Of the many things I would like to have done today, I held it down to taking the water sprouts off the apple trees, splitting the week's wood, dividing off three new rhubarb plants, dividing and replanting the chives, moving a rosemary, potting up a few lilacs, direct seeding a few beets, carrots, spinach, peas, chard, and lettuce, and transplanting some tomatoes from pots -- those with too many plants -- to failed pots, then heaping up new potting soil around their little green "ears."

Tiny tomatoes easily sprout roots on any portion of stem that is buried up to the first pair of leaves, and this gives them more strength than if they are allowed to get spindly or "leggy." If I have done this right, there should be 42 four-inch pots, each with one strong tomato plant growing in it. I had quite a bit of success with this over a decade ago but in recent years have lost the touch, and am trying to regain it.

The other flats, with peppers and eggplant, show no sign of seedling activity yet. I'm able to keep the area only warm enough for them part of the day -- not the best plan, but there it is -- one keeps one's fingers crossed and hopes for the best.

It was better when we could use the greenhouse -- plants grow less spindly there than in the west window -- but we have been fighting a plague of mice there. Retreating to the dining room with our flats was the "better part of valor." We'll be back -- but it's one thing at a time around here.


The Ideas of March

Big winter storm out there; great conditions for an indoor project. I'm working on creating a solar food dryer. I'm not really good enough at carpentry for this kind of thing, but since all the parts are from the scrap heap, no harm trying!

The back and the sides, top and bottom are 3/8 plywood on a frame of 2X2s.
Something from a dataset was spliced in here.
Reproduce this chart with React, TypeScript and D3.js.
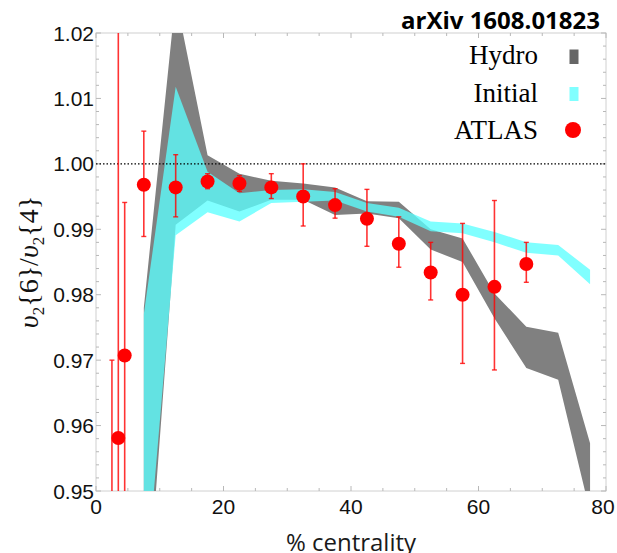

The top and bottom each have six holes bored in them, and screening is stapled over the holes on the interior to prevent fly traffic. The window had been cut out of a building somewhere with a power saw, so it had no sill flanges for attaching it to the box; but I drilled through the plywood into the frame and put screws through. It seems tight and steady. All there is left to do is make carrying handles for the sides. It's not pretty but it may just be serviceable.

I don't have the patience to fill such a thing with little shelves and such. The idea here is to slide the window open, fill the floor of the box with open egg cartons with fruit slices in them, close the window, and tip the box against the south side of the house at enough angle to get lots of sun but not enough to cause shifting of the egg cartons. Maybe with a hook and eye arrangement on the wall to prevent problems with wind gusts?

Today I ate the last stored apple from the cold room ...


  1. Anonymous8:24 AM

    Well, your "just" weekend leaves me exhausted just reading about it!

  2. Not to worry -- I'm much lazier than it sounds! If one doesn't spend a lot of time going to concerts, say, or watching tv, and the kids are all grown, these things fit into a day.

    In the "guest" room there is a little Jotul woodstove that hardly gets any use. If one stays right with it, feeding it small bits of wood, it will keep that space toasty, but if one wanders off, the fire goes out and the space cools down.

    Beloved pointed out that it's a practical stove for a Norwegian Bachelor Farmer -- if you don't have anything to do all winter but feed the stove, it's a good stove.

    Lots of homesteading is like that! You have time to plant peas because nothing else is going on ...

  3. I love your writing. I feel like I've found a kindred spirit.

  4. I just re-read your profile. Yep. Definitely a kindred spirit! ;-)

  5. Your weekends sound like my whole weeks! Here in Texas, were it's practically summer year-round, there's never nothing going on. Have you tried fluorescent lights on your seedlings? Works a treat. I'm having far better results from that than I did with window light. We also had them in close proximity to the wood stove so they got some warmth.

  6. Ayah, they are by th' woodstove. And the west window is BIG, I made it from a double-glazed sliding glass door. Lights would help, but there's no power in that wall and I get these looks if I run an extension cord across the dining room.

  7. the kale was delicious, more?

  8. I'd love to augment/replace our electric dehydrators, but find a lot of food is so lusciously juicy that much sticks to the plastic screens. How do you cope with stickiness in the egg cartons? Or do you just use the cartons for things like herbs?

    Thanks for a fabulous site, by the way; kindred spirits everywhere.

  9. From what I've seen of some other designs, I now think this one's weakness is its efficiency. It's, umm, too efficient! I was told to try wax paper, and I did, but it ...

    ... melted.

    So I know I must be losing some nutrients but persist -- as my tomatoes have lasted the winter and taste great.

    The cartons have given me the best results so far, as I can sort of lean the slices on the various angles so that the undersurface of each slice gets a chance to share in the drying, before it all sticks down.

    Also, I don't use the whole tomato any more -- four or six slices from each one, and all the bits going into the dryer have skin down. The pulpy core then goes into a concurrent canning project. This works for plums or small apples too, so far.

  10. Isn't that just amazing — free energy and it's job is done too well! Thanks for the help; will let you know what we come up with and how it works.